At the same time as they are looking at the microbiomes of healthy people, a group of Washington University researchers is working with the McDonnell Genome Institute to sequence the microbiomes of certain diseased patients – including those with Crohn’s disease (an inflammatory condition affecting the gastrointestinal tract); children with fever of unknown origin; and an often fatal condition in premature babies called Necrotizing Enterocolitis, that causes inflammation of the intestinal tissue. The McDonnell Genome Institute is also collaborating with researchers at other institutions who are looking at how the microbiome is associated with sexually transmitted diseases and the male adolescent urethra, as well as a project dealing with the skin microbiome as it relates to acne.

These demonstration projects were started to help guide the direction of future clinical research by looking at the potential links between the makeup of our microbiomes and specific disease states. This research could ultimately provide doctors with new diagnostic and therapeutic approaches for a number of diseases.

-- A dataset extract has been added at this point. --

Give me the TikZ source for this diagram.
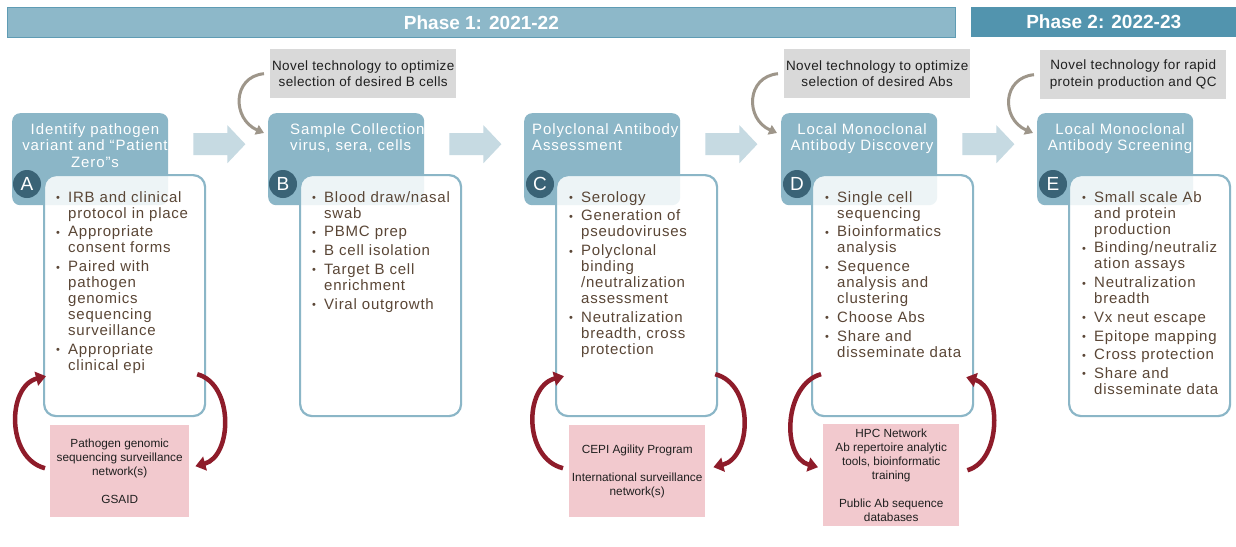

Microscopic, But Worthy of Respect

We often forget that microbes have been on the Earth long before we ever came on the scene. Most of the microbes that we harbor do a lot for us – from helping to digest our food and absorbing nutrients we need, to churning out vitamins we can’t make ourselves and even protecting us from other harmful microbes that could make us sick. Many of these organisms are with us from birth to death and influence our growth and development. This is the impetus behind work like the Human Microbiome Project, which will help us understand more about these microscopic life forms that are so crucial to our survival.

A Lot To Sequence

It has taken many years and much technological advancement to get to the point where scientists can even undertake something like the Human Microbiome Project. But now, with next generation sequencing techniques, it is possible to sequence hundreds of individual microorganisms’ genomes and do it in a reasonable amount of time and at a lower cost than ever before.

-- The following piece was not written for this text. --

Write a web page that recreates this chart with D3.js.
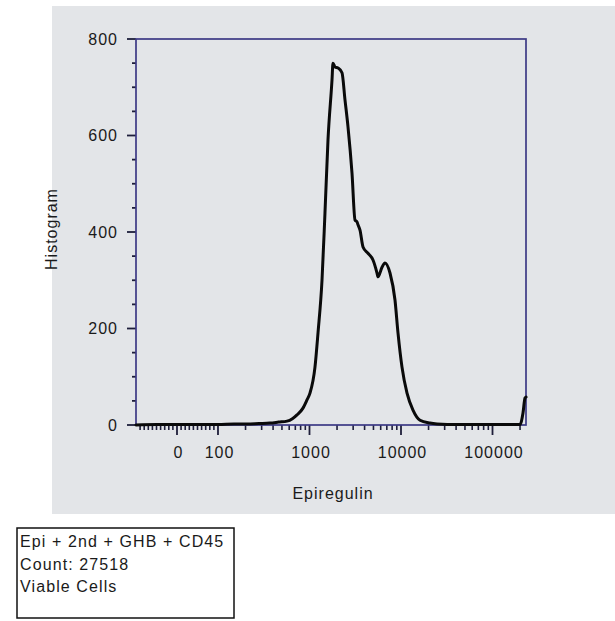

But there’s a catch – unlike animals and plants, a large proportion of microbes aren’t willing to give up their DNA so readily. In fact, many of the microbes in the human body depend on other surrounding microbes and nutrients for their survival and can’t grow on their own outside of that environment.

In order to figure out what kind of microbes live in the human body, researchers are taking samples from one of five predetermined body sites (mouth, nose, skin, vagina and gut). Since they can’t sequence each microbe’s genome separately, they sequence and study the entire microbial sample at once – a field called metagenomics. The samples may contain hundreds of different microbial species, each with their own unique genome. To identify the types of species present in the sample, the scientists use key genes that are known to be associated with certain microbes. They can then look up the genomes of other microbes that have already had their entire genomes sequenced. This allows them to compare and catalog many of the important genes and species that are in a given body site sample. The more deeply they sequence each sample, the more information they can obtain about the microbial make-up of that sample.

All in the Community

Studying microbes within their communities rather than individually plays a key role in understanding the human microbiome. A major goal of the Human Microbiome Project is to help researchers determine the similarities and differences among the microbiome of healthy and diseased individuals. They can then characterize these communities among groups of people, and determine how they change in different health and disease states.

With the development of more advanced sequencing technologies that shorten sequencing times and reduce costs, the McDonnell Genome Institute is now able to more effectively sequence the massive amounts of genetic information present in the human microbiome and discover what types of microbes are important to our health and well-being and what types we should be targeting to prevent disease.